Science fiction club

The science fiction club meets in the Artillery Arms in Bunhill Row. Bunhill Row is in Islington, on the edge of the City and Hoxton. The Artillery Arms is across the road from Bunhill Fields, the old Dissenter burying ground.

In the sixteenth century the London Trained Bands used to practice their archery here after Church on Sunday. Hence artillery.

The science fiction club is more properly the monthly meeting of the British Science Fiction Association. BSFA have been holding the meetings for a while.

You don’t have to be a member of BSFA to go to the science fiction club. You do have to know that the meetings are advertised on the BSFA website.

I had to change at King’s Cross in the peak evening travel period. I didn’t like the crowds.

There has been a pub on the site since the eighteenth century. I would hesitate to date the current building. Downstairs it has exposed wood and bare brick. Upstairs the function room, where we met, is pleasant.

With latecomers, there were about thirty members of the science fiction club that evening. Most were over forty. There was a young couple in the corner near me who looked about thirty-nine.

The largest sub-group were my generation. They were in their sixties. The fans are getting old. Dying out, perhaps?

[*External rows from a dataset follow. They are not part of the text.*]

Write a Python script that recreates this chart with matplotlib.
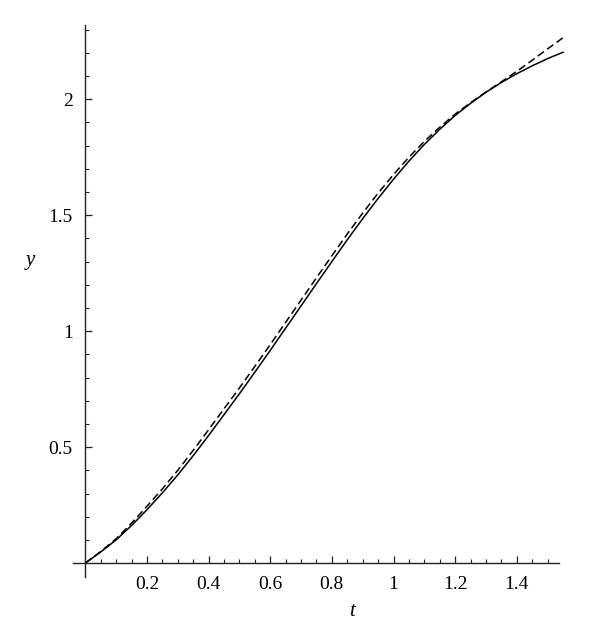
import matplotlib
matplotlib.use("Agg")
import matplotlib.pyplot as plt
import numpy as np

# values
t_vals = [0.0, 0.05, 0.1, 0.15, 0.2, 0.25, 0.3, 0.35, 0.4, 0.45, 0.5, 0.55,
          0.6, 0.65, 0.7, 0.75, 0.8, 0.85, 0.9, 0.95, 1.0, 1.05, 1.1, 1.15,
          1.2, 1.25, 1.3, 1.35, 1.4, 1.45, 1.5, 1.55]
y_solid = [0.0, 0.048, 0.10, 0.162, 0.23, 0.303, 0.38, 0.463, 0.55, 0.64,
           0.73, 0.823, 0.917, 1.013, 1.109, 1.205, 1.30, 1.394, 1.485, 1.572,
           1.655, 1.733, 1.805, 1.87, 1.93, 1.982, 2.03, 2.072, 2.11, 2.144,
           2.175, 2.2025]
y_dashed = [0.0, 0.05, 0.105, 0.172, 0.245, 0.32, 0.40, 0.486, 0.575, 0.665,
            0.755, 0.848, 0.942, 1.038, 1.134, 1.23, 1.325, 1.419, 1.509,
            1.595, 1.675, 1.75, 1.818, 1.879, 1.936, 1.985, 2.031, 2.075,
            2.12, 2.168, 2.217, 2.265]

x_ticks = [0.2, 0.4, 0.6, 0.8, 1.0, 1.2, 1.4]
x_labels = ["0.2", "0.4", "0.6", "0.8", "1", "1.2", "1.4"]
y_ticks = [0.5, 1.0, 1.5, 2.0]
y_labels = ["0.5", "1", "1.5", "2"]

plt.rcParams['font.family'] = ['Liberation Serif', 'DejaVu Serif']

W, H = 600, 640
fig = plt.figure(figsize=(W / 100, H / 100), dpi=100)
ax = fig.add_axes([73 / W, (H - 577) / H, (559 - 73) / W, (577 - 25) / H])

ax.plot(t_vals, y_solid, color='black', lw=1.1, clip_on=False)
ax.plot(t_vals, y_dashed, color='black', lw=1.1, dashes=(5, 2.6), clip_on=False)

ax.set_xlim(-0.04, 1.537)
ax.set_ylim(-0.06, 2.32)

for s in ['top', 'right']:
    ax.spines[s].set_visible(False)
ax.spines['left'].set_position(('data', 0))
ax.spines['bottom'].set_position(('data', 0))
for s in ['left', 'bottom']:
    ax.spines[s].set_linewidth(1.0)
    ax.spines[s].set_color('#222222')

ax.set_xticks(x_ticks)
ax.set_xticklabels(x_labels)
ax.set_yticks(y_ticks)
ax.set_yticklabels(y_labels)
ax.set_xticks(np.arange(0.05, 1.52, 0.05), minor=True)
ax.set_yticks(np.arange(0.1, 2.31, 0.1), minor=True)

ax.tick_params(which='major', direction='in', length=5, width=0.9,
               labelsize=14, color='#222222', pad=9)
ax.tick_params(which='minor', direction='in', length=3, width=0.8,
               color='#222222')
ax.tick_params(axis='y', which='major', pad=9)

fig.text(352 / W, 1 - 612 / H, "t", style='italic', fontsize=15,
         ha='center', va='center')
fig.text(30 / W, 1 - 260 / H, "y", style='italic', fontsize=15,
         ha='center', va='center')

fig.savefig("out.png", dpi=100)
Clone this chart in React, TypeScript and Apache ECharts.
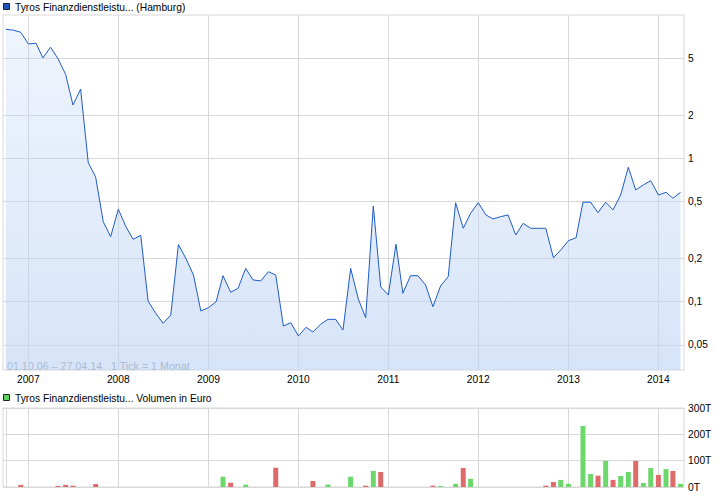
import React, { useEffect, useRef } from "react";
import * as echarts from "echarts";

// ---- data ----
const startYear = 2006;
const startMonthIndex = 9; // October (0-based)

// Monthly closing prices (EUR), Oct 2006 .. Apr 2014
const prices = [
  8.03, 7.91, 7.65, 6.34, 6.41, 5.06, 6.01, 5.01, 3.89, 2.37, 3.06,
  0.938, 0.745, 0.362, 0.285, 0.443, 0.334, 0.273, 0.291, 0.101, 0.083,
  0.0706, 0.0807, 0.251, 0.201, 0.1536, 0.0861, 0.0908, 0.1, 0.152, 0.1164,
  0.124, 0.171, 0.142, 0.1396, 0.162, 0.1537, 0.0676, 0.0713, 0.0576, 0.0662,
  0.0614, 0.0695, 0.0753, 0.0753, 0.0634, 0.171, 0.1044, 0.0773, 0.467, 0.127,
  0.1114, 0.252, 0.1145, 0.152, 0.152, 0.131, 0.0923, 0.1288, 0.1496, 0.492,
  0.326, 0.415, 0.492, 0.404, 0.379, 0.393, 0.404, 0.2927, 0.353, 0.326,
  0.326, 0.326, 0.203, 0.23, 0.267, 0.28, 0.496, 0.496, 0.419, 0.496,
  0.438, 0.557, 0.871, 0.604, 0.655, 0.702, 0.557, 0.582, 0.529, 0.582,
];

// Monthly turnover in thousand EUR (0 = no bar)
const volumes = [
  0, 0, 8, 0, 0, 0, 0, 4, 8, 5, 0,
  0, 11, 0, 0, 0, 0, 0, 0, 0, 0,
  0, 0, 0, 0, 0, 0, 0, 0, 39, 16,
  0, 9, 0, 0, 0, 73, 0, 0, 0, 0,
  23, 0, 9, 0, 0, 39, 0, 5, 61, 57,
  0, 0, 0, 0, 0, 0, 5, 4, 0, 12,
  72, 31, 0, 0, 0, 0, 0, 0, 0, 0,
  0, 5, 19, 27, 12, 0, 232, 49, 43, 99,
  27, 42, 57, 99, 15, 72, 46, 68, 61, 12,
];
// 1 = rising month (green), -1 = falling month (red), 0 = none
const volumeDirection = [
  0, 0, -1, 0, 0, 0, 0, -1, -1, -1, 0,
  0, -1, 0, 0, 0, 0, 0, 0, 0, 0,
  0, 0, 0, 0, 0, 0, 0, 0, 1, -1,
  0, 1, 0, 0, 0, -1, 0, 0, 0, 0,
  -1, 0, 1, 0, 0, 1, 0, -1, 1, -1,
  0, 0, 0, 0, 0, 0, -1, 1, 0, 1,
  -1, 1, 0, 0, 0, 0, 0, 0, 0, 0,
  0, -1, -1, 1, 1, 0, 1, 1, -1, 1,
  -1, 1, 1, -1, 1, 1, -1, 1, -1, 1,
];

const priceTicks = [0.05, 0.1, 0.2, 0.5, 1, 2, 5];
const priceTickLabels = ["0,05", "0,1", "0,2", "0,5", "1", "2", "5"];
const yearLabels = [2007, 2008, 2009, 2010, 2011, 2012, 2013, 2014];
const volumeTicks = [0, 100, 200, 300];

const priceTitle = "Tyros Finanzdienstleistu... (Hamburg)";
const volumeTitle = "Tyros Finanzdienstleistu... Volumen in Euro";
const rangeNote = "01.10.06 \u2013 27.04.14\u00a0\u00a0\u00a01 Tick = 1 Monat";

// ---- styles ----
const FONT = "'Liberation Sans', Arial, sans-serif";
const FS = 10.25;
const GRID = "#d8d8d8";
const LINE = "#1f5bc6";
const UP = "#6cd86c";
const DOWN = "#df6a6a";

export default function App() {
  const ref = useRef<HTMLDivElement>(null);

  useEffect(() => {
    if (!ref.current) return;
    const chart = echarts.init(ref.current, null, { renderer: "svg" });

    const dates = prices.map((_, i) => Date.UTC(startYear, startMonthIndex + i, 1));
    const priceData = prices.map((p, i) => [dates[i], Math.log10(p)]);
    const volumeData = volumes
      .map((v, i) => ({
        value: [dates[i], v],
        itemStyle: { color: volumeDirection[i] > 0 ? UP : DOWN },
      }))
      .filter((d) => d.value[1] > 0);

    const xMin = Date.UTC(2006, 8, 20);
    const xMax = Date.UTC(2014, 3, 15);
    const yearStarts = yearLabels.map((y) => Date.UTC(y, 0, 1));
    const logTicks = priceTicks.map((t) => Math.log10(t));
    const logMin = Math.log10(0.0333);
    const logMax = Math.log10(10.1);

    const option: any = {
      animation: false,
      textStyle: { fontFamily: FONT },
      grid: [
        { left: 3, right: 42, top: 15, height: 355, show: true, borderColor: GRID, borderWidth: 1, backgroundColor: "transparent" },
        { left: 3, right: 42, top: 408, height: 79, show: true, borderColor: GRID, borderWidth: 1, backgroundColor: "transparent" },
      ],
      xAxis: [
        {
          type: "value",
          gridIndex: 0,
          min: xMin,
          max: xMax,
          axisLine: { show: true, lineStyle: { color: GRID } },
          axisTick: { show: false, customValues: yearStarts },
          axisLabel: {
            customValues: yearStarts,
            formatter: (v: number) => String(new Date(v).getUTCFullYear()),
            color: "#000",
            fontSize: FS,
            fontFamily: FONT,
            margin: 4,
          },
          splitLine: { show: true, lineStyle: { color: GRID, width: 1 } },
        },
        {
          type: "value",
          gridIndex: 1,
          min: xMin,
          max: xMax,
          axisLine: { show: false },
          axisTick: { show: false, customValues: [Date.UTC(2006, 9, 5), ...yearStarts] },
          axisLabel: { show: false },
          splitLine: { show: true, lineStyle: { color: GRID, width: 1 } },
        },
      ],
      yAxis: [
        {
          type: "value",
          gridIndex: 0,
          position: "right",
          min: logMin,
          max: logMax,
          axisLine: { show: false },
          axisTick: { show: false, customValues: logTicks },
          axisLabel: {
            customValues: logTicks,
            formatter: (v: number) => {
              const idx = logTicks.findIndex((t) => Math.abs(t - v) < 1e-6);
              return idx >= 0 ? priceTickLabels[idx] : "";
            },
            color: "#000",
            fontSize: FS,
            fontFamily: FONT,
            margin: 4,
          },
          splitLine: { show: true, lineStyle: { color: GRID, width: 1 } },
        },
        {
          type: "value",
          gridIndex: 1,
          position: "right",
          min: 0,
          max: 300,
          interval: 100,
          axisLine: { show: false },
          axisTick: { show: false, customValues: volumeTicks },
          axisLabel: {
            customValues: volumeTicks,
            formatter: "{value}T",
            color: "#000",
            fontSize: FS,
            fontFamily: FONT,
            margin: 4,
          },
          splitLine: { show: true, lineStyle: { color: GRID, width: 1 } },
        },
      ],
      series: [
        {
          type: "line",
          xAxisIndex: 0,
          yAxisIndex: 0,
          data: priceData,
          symbol: "none",
          lineStyle: { color: LINE, width: 1 },
          areaStyle: {
            origin: "start",
            opacity: 1,
            color: new echarts.graphic.LinearGradient(0, 0, 0, 1, [
              { offset: 0, color: "rgba(190,212,245,0.25)" },
              { offset: 1, color: "rgba(190,212,245,0.62)" },
            ]),
          },
        },
        {
          type: "bar",
          xAxisIndex: 1,
          yAxisIndex: 1,
          data: volumeData,
          barWidth: 5,
        },
      ],
      graphic: [
        {
          type: "rect",
          shape: { x: 3.5, y: 3.5, width: 6, height: 6 },
          style: { fill: "#1d56c2", stroke: "#222", lineWidth: 1 },
        },
        {
          type: "text",
          x: 15,
          y: 7,
          style: { text: priceTitle, fill: "#000", fontSize: FS, fontFamily: FONT, verticalAlign: "middle" },
        },
        {
          type: "rect",
          shape: { x: 3.5, y: 394.5, width: 6, height: 6 },
          style: { fill: "#5fd35f", stroke: "#222", lineWidth: 1 },
        },
        {
          type: "text",
          x: 15,
          y: 398,
          style: { text: volumeTitle, fill: "#000", fontSize: FS, fontFamily: FONT, verticalAlign: "middle" },
        },
        {
          type: "text",
          x: 7,
          y: 365.5,
          style: { text: rangeNote, fill: "#8e8e8e", fontSize: 10.7, fontFamily: FONT, verticalAlign: "middle" },
        },
      ],
    };

    chart.setOption(option);
    return () => chart.dispose();
  }, []);

  return (
    <div
      ref={ref}
      style={{ position: "absolute", left: 0, top: 0, width: 726, height: 496 }}
    />
  );
}
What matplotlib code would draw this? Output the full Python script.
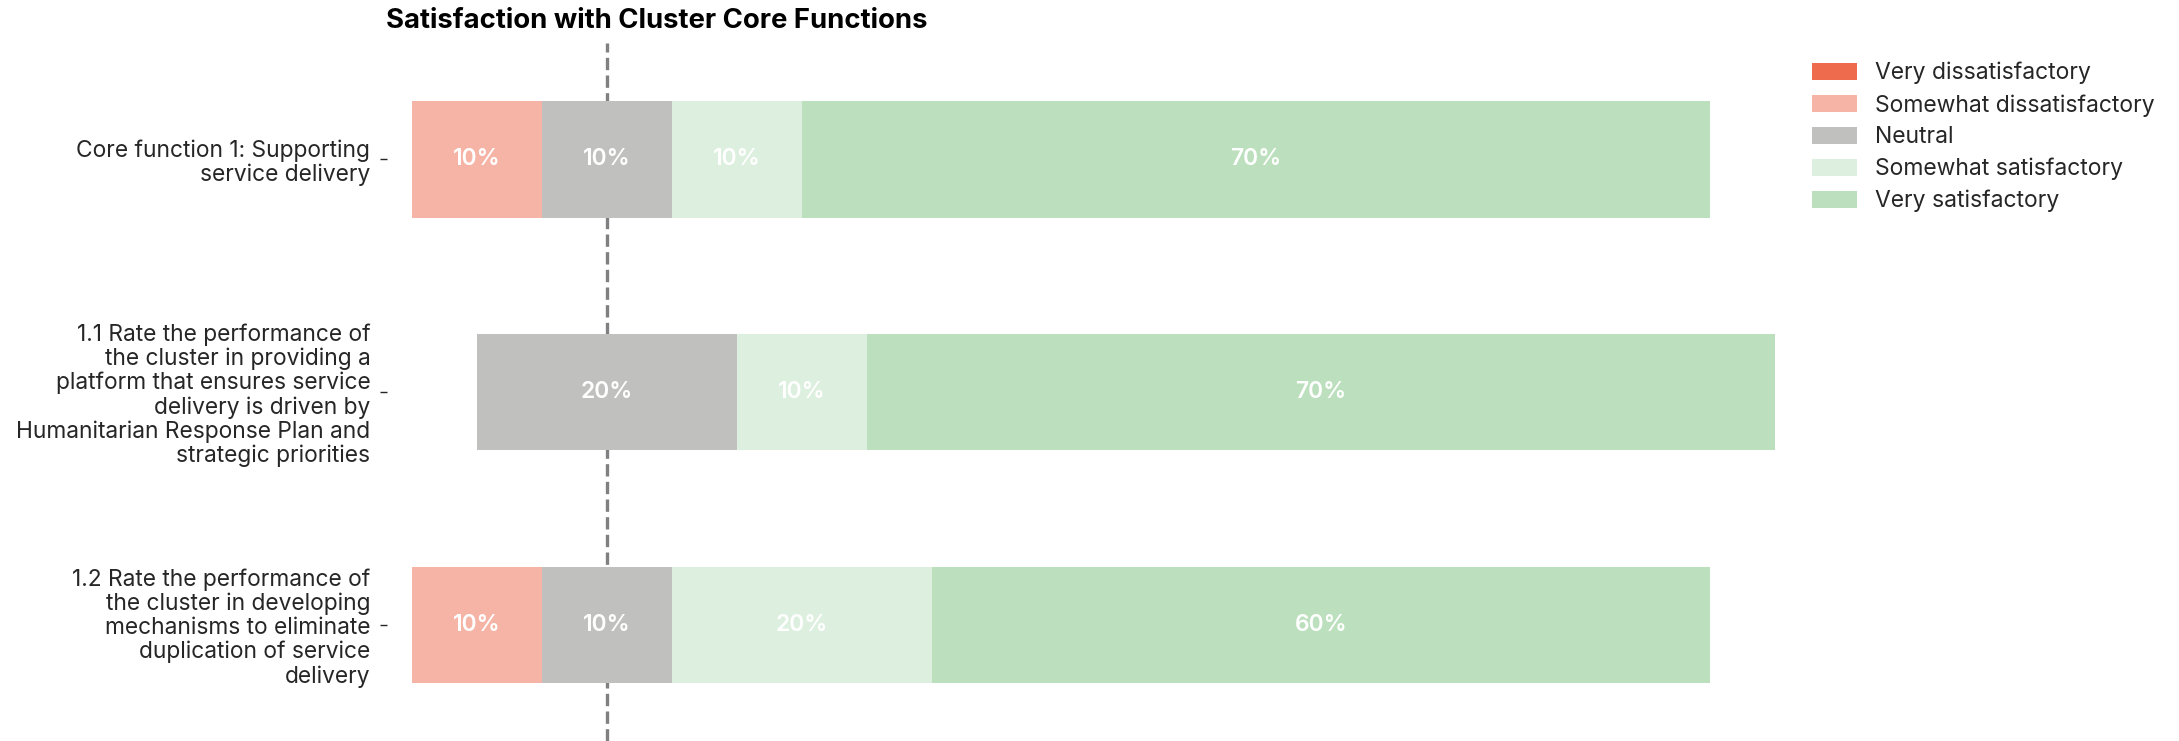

A lot of people knew each other. They were on first name terms. They had presumably met at other meetings and conventions. The science fiction club is very clubbable.

There were a lot of writers and editors. The members of the science fiction club have a lot invested.

The star turn was Adrian Tchaikovsky. Tchaikovsky is best known for a ten novel fantasy series. He has also done stand alone science fiction.

He was being interviewed by Ian Whates, who is a writer, a publisher and an officer of BFSA. Whates and Tchaikovsky have clearly known each other for some time.

The interview is a format that the science fiction club likes. Interviews appear in their magazines. There are books of criticism that feature mainly interviews.

The meeting was well run. It started on time. There were fifty minutes of questions from Whates, and ten minutes for the floor.

The questions, I have to say, were bland. This was publicity for Tchaikovsky. Nothing more. I found it rather dull.

The science fiction club were well-disciplined. They clapped and cheered at all the right places.

At the end Tchaikovsky signed books. I fled.

This fits with an impression I have that in the science fiction club, once they are established, writers are extravagantly praised for very little. It’s unfortunate.

There are science fiction writers who deserve recognition outside the club, in the mainstream. This isn’t the way they are going to get it.